__Entries with chart source code__:
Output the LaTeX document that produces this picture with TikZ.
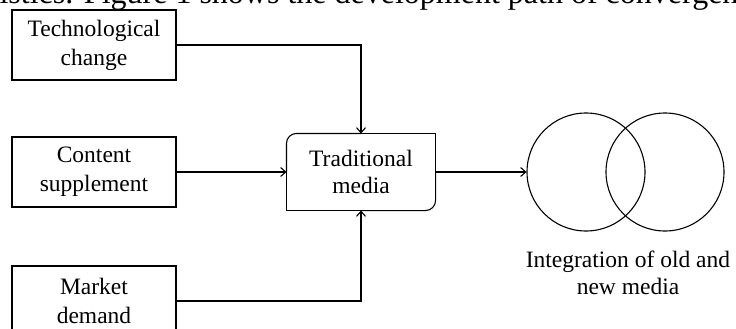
\documentclass[tikz,border=0pt]{standalone}
\usepackage{fontspec}
\setmainfont{Liberation Serif}
\usetikzlibrary{arrows.meta}

\begin{document}
\begin{tikzpicture}[x=1pt, y=-1pt, line width=1.1pt, >={Straight Barb[length=5pt,width=9pt]},
		main/.style = {draw, rectangle, minimum width=164pt, minimum height=70pt, align=center, font=\fontsize{23.5}{29}\selectfont},
		letter/.style={align=center, font=\fontsize{23.5}{27}\selectfont},
		ring/.style={draw, circle, minimum size=118pt, inner sep=0pt}] 
		
		\useasboundingbox (0,0) rectangle (736,329);
		
		\node[anchor=base west, inner sep=0pt, font=\fontsize{32}{38}\selectfont] (0) at (-1,4) {istics. Figure 1 shows the development path of convergen};
		
		\node[main] (1) at (94,45) {Technological\\change};
		\node[main] (2) at (94,172) {Content\\supplement};
		\node[main] (3) at (94,301) {Market\\demand};
		\node[letter, minimum width=148pt, minimum height=76pt] (4) at (361,172) {Traditional\\media};
		\node[ring] (5) at (586,172) {};
		\node[ring] (6) at (665,172) {};
		\node[letter] (7) at (628,273) {Integration of old and\\new media};
		
		% outline of the media box, two corners rounded
		\draw[rounded corners=10pt] (4.west) |- (4.north);
		\draw (4.north) -| (4.east);
		\draw[rounded corners=10pt] (4.east) |- (4.south);
		\draw (4.south) -| (4.west);
		
		\draw[->] (1.east) -| (4.north);
		\draw[->] (2.east) -- (4.west);
		\draw[->] (3.east) -| (4.south);
		\draw[->] (4.east) -- (5.west);
	\end{tikzpicture}
\end{document}
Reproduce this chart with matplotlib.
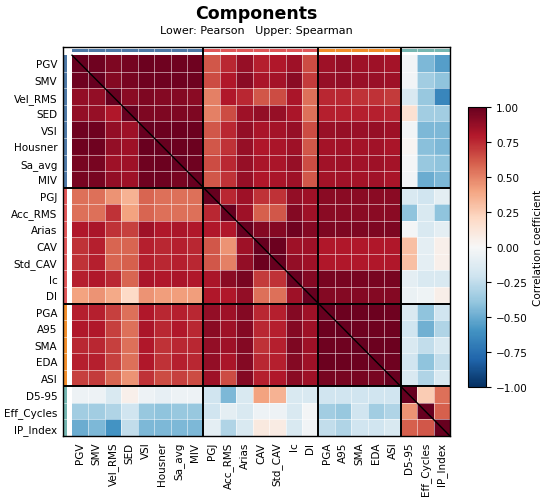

__Given exercise__:
Print the records above exactly as they stand, but leave out the pictures.

__Task answer__:
Output the LaTeX document that produces this picture with TikZ.
\documentclass[tikz,border=0pt]{standalone}
\usepackage{fontspec}
\setmainfont{Liberation Serif}
\usetikzlibrary{arrows.meta}

\begin{document}
\begin{tikzpicture}[x=1pt, y=-1pt, line width=1.1pt, >={Straight Barb[length=5pt,width=9pt]},
		main/.style = {draw, rectangle, minimum width=164pt, minimum height=70pt, align=center, font=\fontsize{23.5}{29}\selectfont},
		letter/.style={align=center, font=\fontsize{23.5}{27}\selectfont},
		ring/.style={draw, circle, minimum size=118pt, inner sep=0pt}] 
		
		\useasboundingbox (0,0) rectangle (736,329);
		
		\node[anchor=base west, inner sep=0pt, font=\fontsize{32}{38}\selectfont] (0) at (-1,4) {istics. Figure 1 shows the development path of convergen};
		
		\node[main] (1) at (94,45) {Technological\\change};
		\node[main] (2) at (94,172) {Content\\supplement};
		\node[main] (3) at (94,301) {Market\\demand};
		\node[letter, minimum width=148pt, minimum height=76pt] (4) at (361,172) {Traditional\\media};
		\node[ring] (5) at (586,172) {};
		\node[ring] (6) at (665,172) {};
		\node[letter] (7) at (628,273) {Integration of old and\\new media};
		
		% outline of the media box, two corners rounded
		\draw[rounded corners=10pt] (4.west) |- (4.north);
		\draw (4.north) -| (4.east);
		\draw[rounded corners=10pt] (4.east) |- (4.south);
		\draw (4.south) -| (4.west);
		
		\draw[->] (1.east) -| (4.north);
		\draw[->] (2.east) -- (4.west);
		\draw[->] (3.east) -| (4.south);
		\draw[->] (4.east) -- (5.west);
	\end{tikzpicture}
\end{document}
Reproduce this chart with matplotlib.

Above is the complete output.